Sr Staff R&D Engineer
Lucasfilm
Nicasio, CAThis was removed by the employer on PST
This is a Full Time Job
Job Summary:
The Skywalker Sound Development Group is seeking a highly accomplished Senior Staff AI/ML Research Engineer to lead the development of transformative audio intelligence technologies for global media production. This senior-level role is central to advancing our next-generation soundtrack platform, with a focus on speech processing, style transfer, upmixing, source separation, and generative audio synthesis.
You will architect, build, and optimize cutting-edge machine learning systems at scale-leveraging foundational models, neural vocoders, latent diffusion models, and advanced retraining workflows. As a core member of our applied R&D team, you will contribute to technical direction, collaborate across product and engineering, and deliver production-ready solutions that integrate seamlessly into creative and operational workflows for elite content creators worldwide.
This role is considered Hybrid, which means the employee will work onsite in our Nicasio, CA office and occasionally from home.
What You'll Do
• Lead the research, design, and implementation of state-of-the-art machine learning algorithms for speech processing, voice transfer, source separation, and upmixing in media post-production environments.
• Drive the architecture and deployment of scalable model training pipelines using PyTorch and distributed computing frameworks.
• Develop novel generative audio models, including latent diffusion, flow-based models, variational autoencoders, and neural vocoders, optimized for professional soundtrack production.
• Own end-to-end model lifecycle management: pretraining, fine-tuning, validation, inference optimization, and CI/CD integration.
• Guide the development of personalized model adaptation workflows to support per-user tuning, cross-project continuity, and flexible deployment.
• Collaborate with product, platform, and engineering leads to define integration strategies within a secure, cloud-optimized SaaS environment.

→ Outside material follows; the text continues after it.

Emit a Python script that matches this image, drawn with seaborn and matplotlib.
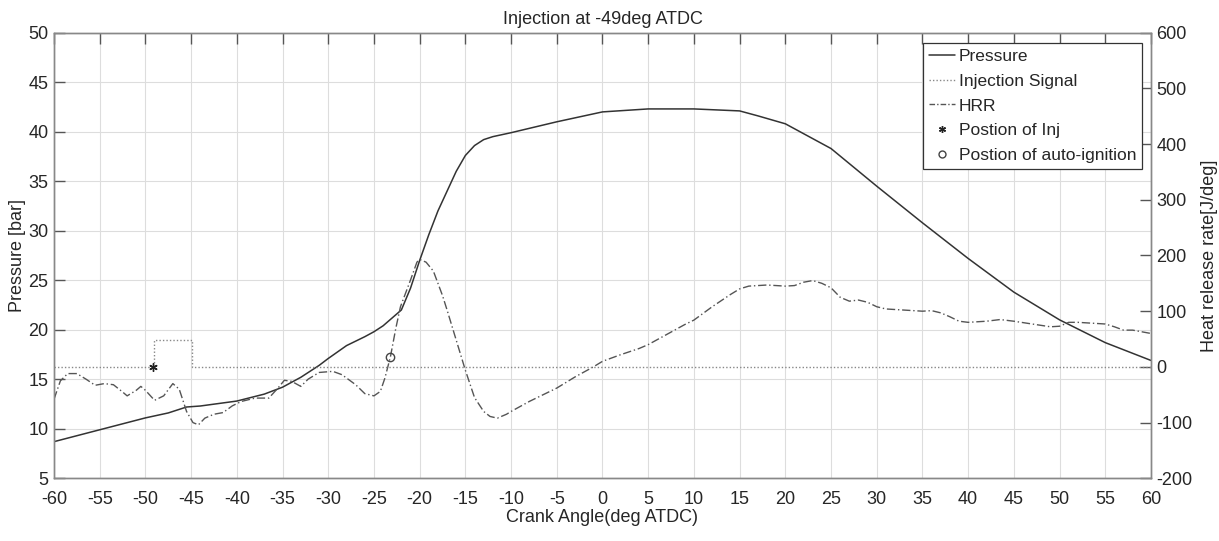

• Stay at the forefront of generative audio, multi-modal modeling, and self-supervised learning-translating emerging research into applied innovation.
• Contribute to internal tooling and infrastructure that improves iteration speed, reproducibility, and explainability of deployed models.

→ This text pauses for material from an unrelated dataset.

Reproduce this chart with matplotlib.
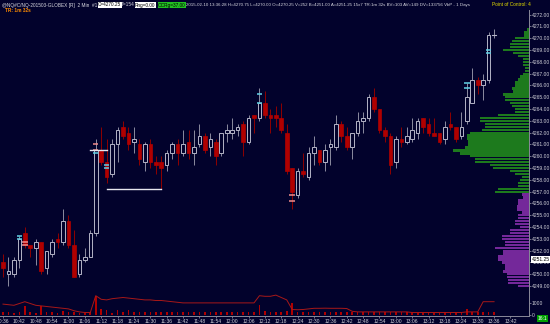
import matplotlib
matplotlib.use("Agg")
import matplotlib.pyplot as plt
from matplotlib.patches import Rectangle
import numpy as np

# ---------------- data ----------------
opens  = [4251.0,4250.0,4250.0,4251.25,4253.5,4252.5,4252.25,4252.75,4250.5,4251.75,
          4253.0,4252.75,4254.5,4252.5,4250.0,4251.25,4251.5,4253.5,4260.5,4259.5,
          4258.5,4261.0,4262.5,4262.0,4261.25,4261.0,4259.5,4261.0,4259.5,4259.5,
          4259.25,4260.25,4261.0,4260.25,4261.25,4260.25,4261.0,4261.75,4260.75,4261.25,
          4260.25,4262.0,4262.0,4262.25,4262.75,4261.25,4263.5,4263.25,4264.5,4263.5,
          4263.5,4263.25,4262.0,4259.0,4256.75,4258.75,4258.25,4260.25,4260.5,4259.5,
          4260.75,4260.75,4262.75,4261.75,4260.75,4262.0,4263.0,4263.25,4265.0,4264.0,
          4262.25,4261.75,4259.5,4261.5,4261.25,4261.5,4262.0,4263.25,4262.75,4262.0,
          4262.0,4261.5,4262.75,4262.5,4261.75,4263.0,4264.5,4266.5,4266.0,4266.5,4270.25]
highs  = [4251.75,4251.5,4251.5,4253.25,4254.0,4252.5,4253.0,4252.75,4252.0,4253.0,
          4253.5,4255.5,4255.0,4253.75,4251.75,4252.25,4253.75,4261.5,4262.5,4261.5,
          4261.5,4262.5,4263.0,4262.5,4262.5,4261.5,4261.25,4261.5,4260.0,4260.0,
          4260.5,4261.25,4261.5,4262.25,4262.25,4262.25,4262.75,4262.0,4262.0,4261.5,
          4262.0,4262.75,4263.25,4262.75,4263.0,4263.5,4263.5,4265.75,4265.5,4264.0,
          4264.25,4264.5,4262.75,4259.0,4259.0,4260.25,4260.75,4261.75,4260.5,4261.0,
          4261.5,4263.5,4263.0,4262.5,4262.0,4263.75,4263.75,4265.25,4265.75,4264.0,
          4262.5,4262.0,4261.75,4262.5,4262.5,4263.25,4263.25,4263.25,4263.25,4263.25,
          4262.0,4263.0,4263.75,4262.5,4263.75,4266.25,4267.5,4266.75,4267.0,4270.5,4270.75]
lows   = [4249.75,4249.0,4249.75,4250.5,4252.25,4251.5,4250.75,4250.0,4250.0,4251.5,
          4252.25,4252.5,4252.25,4249.75,4249.75,4251.0,4251.5,4253.25,4259.25,4257.75,
          4258.25,4259.5,4261.5,4260.5,4260.25,4259.25,4258.75,4259.0,4258.5,4257.25,
          4258.75,4259.75,4259.25,4260.0,4259.75,4259.25,4260.75,4260.25,4260.0,4259.25,
          4260.0,4261.25,4261.5,4261.75,4260.0,4261.0,4262.0,4263.0,4263.25,4262.0,
          4262.5,4262.0,4258.5,4255.5,4256.5,4258.25,4258.0,4259.25,4259.25,4258.75,
          4259.25,4260.5,4261.25,4260.5,4259.75,4261.75,4262.0,4263.0,4263.75,4262.0,
          4261.25,4258.5,4259.0,4260.75,4261.0,4261.25,4261.5,4262.0,4261.75,4261.75,
          4261.0,4261.0,4262.25,4261.25,4261.5,4262.75,4264.5,4265.25,4264.75,4266.25,4270.0]
closes = [4250.5,4250.25,4251.25,4253.0,4252.5,4252.25,4252.75,4250.25,4252.0,4252.75,
          4252.75,4254.5,4252.5,4249.75,4251.25,4251.5,4253.5,4260.5,4259.5,4258.25,
          4261.0,4262.25,4261.75,4261.0,4261.5,4259.75,4261.0,4259.5,4259.25,4259.0,
          4260.25,4261.0,4260.25,4261.0,4260.25,4260.75,4261.75,4260.5,4261.5,4260.0,
          4262.0,4262.25,4262.25,4262.5,4261.25,4263.25,4263.25,4264.5,4263.5,4263.25,
          4263.25,4262.25,4258.75,4257.0,4258.75,4258.5,4260.25,4260.75,4259.5,4260.5,
          4261.0,4262.75,4261.75,4260.75,4262.0,4263.0,4263.25,4265.0,4264.0,4262.25,
          4261.75,4259.25,4261.5,4261.25,4261.75,4262.25,4263.0,4262.5,4262.0,4261.75,
          4261.25,4262.5,4262.5,4261.5,4262.5,4265.0,4266.5,4266.0,4266.5,4270.25,4270.25]
volumes = [330,330,200,330,800,330,200,750,330,250,
           200,400,330,250,200,200,250,1650,520,470,
           200,450,330,450,300,300,250,300,250,300,
           250,300,250,300,250,300,250,300,250,300,
           300,250,300,250,300,250,300,900,350,300,
           300,300,350,1050,300,250,300,250,300,250,
           300,250,300,300,250,300,250,300,250,300,
           300,250,300,250,300,250,300,250,300,250,
           250,300,250,300,250,500,300,250,300,250,300]
vol_line = [950,900,850,1000,1150,1000,850,800,750,700,
            650,600,550,400,300,250,250,1650,1350,1300,
            1400,1450,1500,1450,1400,1350,1300,1300,1250,1250,
            1200,1150,1100,1050,1050,1050,1050,1050,1050,1050,
            1050,1050,1050,1050,1050,1050,1050,1650,1600,1600,
            1700,1500,1300,500,480,500,550,600,600,610,
            600,600,600,580,350,300,300,300,300,300,
            300,300,300,300,300,250,250,250,250,250,
            250,250,250,250,250,300,300,300,1150,1150,1150]
time_labels = ["10:36","10:42","10:48","10:54","11:00","11:06","11:12","11:18","11:24",
               "11:30","11:36","11:42","11:48","11:54","12:00","12:06","12:12","12:18",
               "12:24","12:30","12:36","12:42","12:48","12:54","13:00","13:06","13:12",
               "13:18","13:24","13:30","13:36","13:42"]
# marker pairs (candle index, price, kind)
mark_idx    = [3, 3, 4, 4, 17, 17, 17, 19, 19, 47, 47, 53, 53, 85, 85, 89, 89]
mark_price  = [4253.25,4253.0,4252.75,4252.5,4261.0,4260.5,4260.25,4259.25,4259.0,
               4265.25,4264.5,4256.75,4256.25,4266.25,4265.75,4269.0,4268.75]
mark_kind   = ["c","c","p","p","p","p","c","c","c","c","c","p","p","c","c","c","c"]
# horizontal reference lines (start idx, end idx, price)
hl_start = [16, 19]
hl_end   = [19, 29]
hl_price = [4260.5, 4257.25]
# volume profile (price rows, volume)
prof_prices = [4270.75-0.25*i for i in range(88)]
prof_vol = [80,200,200,560,680,760,760,1040,640,440,240,240,240,160,160,240,360,440,560,560,
            680,640,1040,960,960,760,680,560,560,1240,1960,1960,1760,1760,1880,2360,2480,2480,2440,2440,
            2560,3040,2760,2360,2160,2160,1560,1440,760,560,280,360,440,440,1240,1360,
            280,240,440,440,480,480,280,440,440,560,560,360,760,760,1080,1080,960,960,1360,1040,
            1040,1240,1240,1080,960,960,1040,880,880,840,840,440]
POC_SPLIT = 4256.75   # rows at/below this are purple

# ---------------- style ----------------
BG = "#02022c"
W, H = 550, 324
fig = plt.figure(figsize=(5.5, 3.24), dpi=100, facecolor=BG)
plt.rcParams['font.family'] = ['Liberation Sans', 'DejaVu Sans']

def fx(px): return px / W
def fy(py): return 1 - py / H

AX_R = 529
ax = fig.add_axes([0, fy(292), fx(AX_R), (292 - 10) / H], facecolor=BG)
axv = fig.add_axes([0, fy(316), fx(AX_R), (316 - 292) / H], facecolor=BG)

xlo, xhi = -0.55, 96.4
pt = 11.8
ylo = 4271 - (292 - 26.5) / pt
yhi = 4271 + (26.5 - 10) / pt

# volume profile (drawn on a twin axes sharing price)
axp = ax.twiny()
axp.set_xlim(AX_R * 40, 0)
cols = ["#1d7a1d" if p > POC_SPLIT else "#74289a" for p in prof_prices]
axp.barh(prof_prices, prof_vol, height=0.2, color=cols, linewidth=0, zorder=1)
axp.set_xticks([])
for s in axp.spines.values():
    s.set_visible(False)

ax.set_zorder(axp.get_zorder() + 1)
ax.patch.set_visible(False)
axp.patch.set_facecolor(BG)

WHITE_EDGE = "#b4b4c6"
WICK_W = "#8c8ca0"
RED = "#b00000"
WICK_R = "#900000"
bw = 0.33
for i, (o, h, l, c) in enumerate(zip(opens, highs, lows, closes)):
    up = c >= o
    top, bot = max(o, c), min(o, c)
    if up:
        ax.plot([i, i], [top, h], color=WICK_W, lw=0.7, solid_capstyle='butt', zorder=3)
        ax.plot([i, i], [l, bot], color=WICK_W, lw=0.7, solid_capstyle='butt', zorder=3)
        if top - bot < 0.05:
            ax.plot([i - bw, i + bw], [top, top], color=WHITE_EDGE, lw=0.8, zorder=4)
        else:
            ax.add_patch(Rectangle((i - bw, bot), 2 * bw, top - bot, facecolor=BG,
                                   edgecolor=WHITE_EDGE, lw=0.7, zorder=4))
    else:
        ax.plot([i, i], [l, h], color=WICK_R, lw=0.7, solid_capstyle='butt', zorder=3)
        ax.add_patch(Rectangle((i - bw, bot), 2 * bw, max(top - bot, 0.08), facecolor=RED,
                               edgecolor=RED, lw=0.5, zorder=4))

for i, p, k in zip(mark_idx, mark_price, mark_kind):
    ax.plot([i - 0.5, i + 0.5], [p, p], color="#62d2e6" if k == "c" else "#f28c8c",
            lw=1.1, solid_capstyle='butt', zorder=5)

for s0, s1, p in zip(hl_start, hl_end, hl_price):
    ax.plot([s0, s1], [p, p], color="#e6e6ee", lw=1.0, zorder=5)

ax.set_xlim(xlo, xhi)
ax.set_ylim(ylo, yhi)
axp.set_ylim(ylo, yhi)
ax.set_xticks([])
yt = np.arange(4249, 4273, 1.0)
ax.yaxis.tick_right()
ax.set_yticks(yt)
ax.set_yticklabels([f"{v:.2f}" for v in yt])
ax.tick_params(axis='y', colors="#9a9aa8", labelcolor="#d0d0d8", labelsize=3.6,
               length=1.5, width=0.5, pad=0.6)
for name, s in ax.spines.items():
    s.set_visible(name == "right")
ax.spines["right"].set_color("#8a8a9a")
ax.spines["right"].set_linewidth(0.7)

# current price box
ax.text(1.006, (4251.25 - ylo) / (yhi - ylo), "4251.25", transform=ax.transAxes,
        fontsize=3.6, color="black", va="center", ha="left",
        bbox=dict(boxstyle="square,pad=0.15", fc="white", ec="none"), zorder=10,
        clip_on=False)

# volume panel
idx = np.arange(len(volumes))
axv.bar(idx, volumes, width=0.3, color=RED, linewidth=0)
axv.plot(idx, vol_line, color="#a81818", lw=0.7)
axv.set_xlim(xlo, xhi)
axv.set_ylim(-42, (315.5 - 292) / 12 * 1000)
axv.yaxis.tick_right()
axv.set_yticks([0, 1000])
axv.set_yticklabels(["0", "1000"])
axv.tick_params(axis='y', colors="#9a9aa8", labelcolor="#d0d0d8", labelsize=3.6,
                length=1.5, width=0.5, pad=0.6)
axv.set_xticks(np.arange(0, 3 * len(time_labels), 3))
axv.set_xticklabels(time_labels)
axv.tick_params(axis='x', colors="#9a9aa8", labelcolor="#d0d0d8", labelsize=3.6,
                length=1.5, width=0.5, pad=0.8)
for name, s in axv.spines.items():
    s.set_visible(name in ("right", "bottom"))
    s.set_color("#8a8a9a")
    s.set_linewidth(0.7)

# header
hy = fy(5)
fs = 3.4
fig.text(fx(2), hy, "@NQ#C/NQ-201503-GLOBEX [R]  2 Min  #1", fontsize=fs, color="#d8d8e0", va="center")
fig.text(fx(98), hy, "C=4270.25", fontsize=fs, color="black", va="center",
         bbox=dict(boxstyle="square,pad=0.1", fc="white", ec="none"))
fig.text(fx(121), hy, "T=154", fontsize=fs, color="#d8d8e0", va="center")
fig.text(fx(135), hy, "Rng=0.00", fontsize=fs, color="black", va="center",
         bbox=dict(boxstyle="square,pad=0.1", fc="white", ec="none"))
fig.text(fx(158), hy, "OCRg=37.00", fontsize=fs, color="black", va="center",
         bbox=dict(boxstyle="square,pad=0.1", fc="#22c022", ec="none"))
fig.text(fx(186), hy, "2015-02-10 13:36:28 H=4270.75 L=4270.00 O=4270.25 V=252 B=4251.00 "
         "A=4251.25 15x7 TR:1m 32s BV=103 AV=149 DV=133756 VbP - 1 Days",
         fontsize=3.2, color="#d8d8e0", va="center")
fig.text(fx(492), hy, "Point of Control: 4", fontsize=fs, color="#e8e000", va="center")
fig.text(fx(5), fy(11), "TR: 1m 32s", fontsize=fs, color="#ff8c00", va="center", fontweight="bold")

fig.text(fx(538), fy(318.5), "16:1", fontsize=3.6, color="white", va="center",
         bbox=dict(boxstyle="square,pad=0.15", fc="#00a000", ec="none"))

fig.savefig("out.png", dpi=100, facecolor=BG)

• Mentor junior researchers and engineers, and contribute to a culture of rigorous experimentation, collaboration, and continuous improvement.
What We're Looking For
• MSc or PhD in Computer Science, Electrical Engineering, Applied Math, or a related field with a focus on AI/ML and mult-imodal signal processing.
• 5 years of professional experience in applied ML, with a deep focus on audio-centric AI/ML research and deployment.

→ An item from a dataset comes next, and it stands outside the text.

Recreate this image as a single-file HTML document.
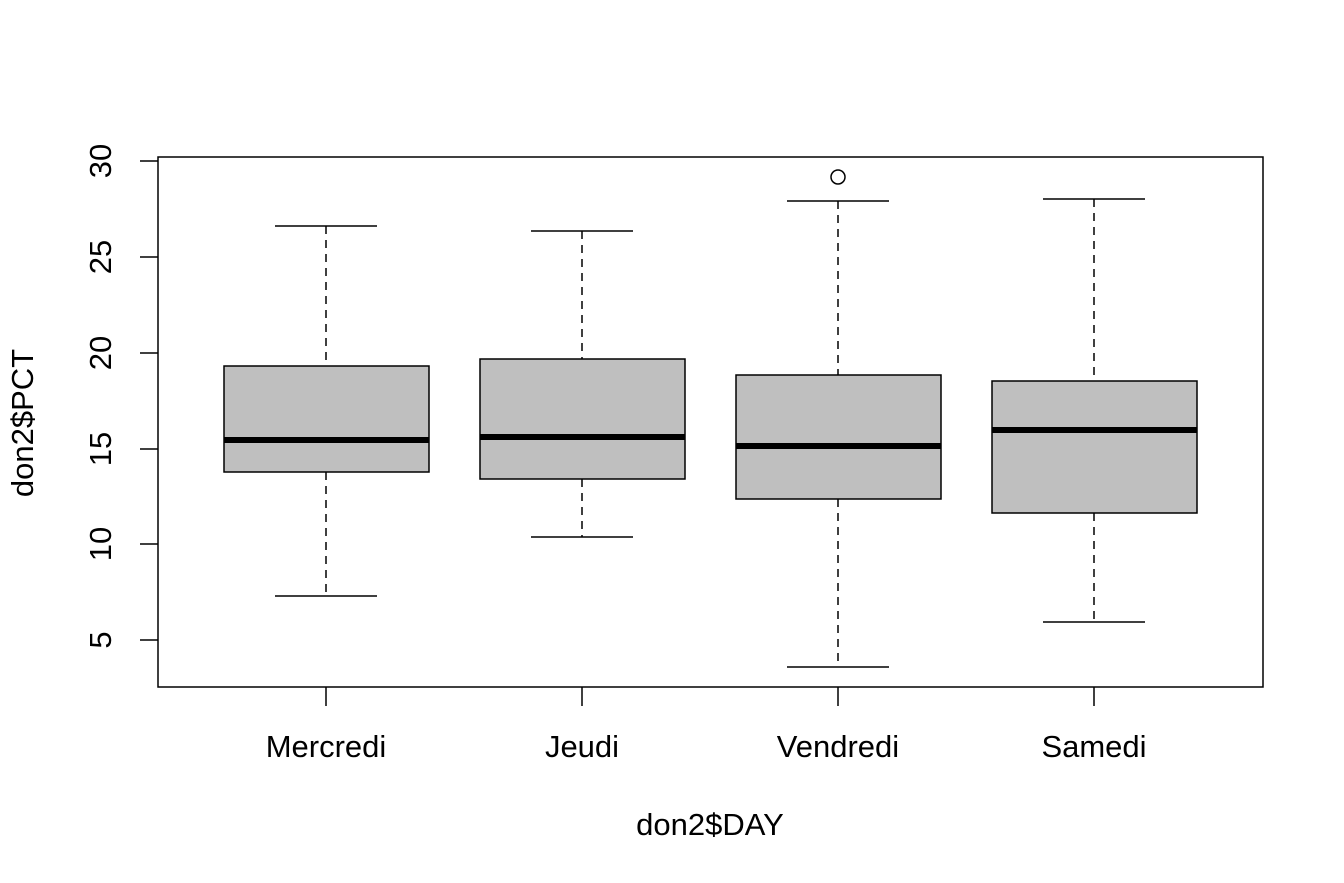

• Expertise in building and scaling models using PyTorch, with fluency in training, fine-tuning, and inference for deep neural networks.
• Demonstrated experience developing generative models such as VAE, GAN, diffusion models, or neural vocoders (e.g., HiFi-GAN, WaveNet).
• Deep understanding of audio-specific ML domains, including source separation, speech enhancement, music processing, and cross-modal tasks.
• Experience with MLOps tooling (e.g., Weights & Biases, MLflow, Datachain), Docker-based containerization, and scalable infrastructure for distributed training.
• Fluency in audio signal processing fundamentals and the integration of DSP into ML pipelines.
• Proven ability to contribute to architectural planning, research strategy, and production deployment in complex, multi-stakeholder environments.
Preferred Qualifications
• Familiarity with audio/text/video multi-modal frameworks and cross-domain representations.
• Experience implementing real-time or near-real-time inference pipelines in cloud or edge environments (e.g., AWS, GCP, on-prem GPUs).
• Working knowledge of latent diffusion audio models (e.g., stable-audio, AudioLDM, AudioGen).
• Strong knowledge of industry-standard audio datasets and benchmarks (LibriSpeech, VCTK, MUSDB, etc.).
• Experience optimizing inference pipelines for creative applications or interactive use.
• Proficiency in lower-level audio frameworks (C / C++, etc.)
• Contributions to published research at top-tier conferences (NeurIPS, ICASSP, ICLR, Interspeech) and/or open-source ML frameworks.
The hiring range for this position in Nicasio, CA is $201,900 to $270,700 per year. The base pay actually offered will take into account internal equity and also may vary depending on the candidate's geographic region, job-related knowledge, skills, and experience among other factors. A bonus and/or long-term incentive units may be provided as part of the compensation package, in addition to the full range of medical, financial, and/or other benefits, dependent on the level and position offered.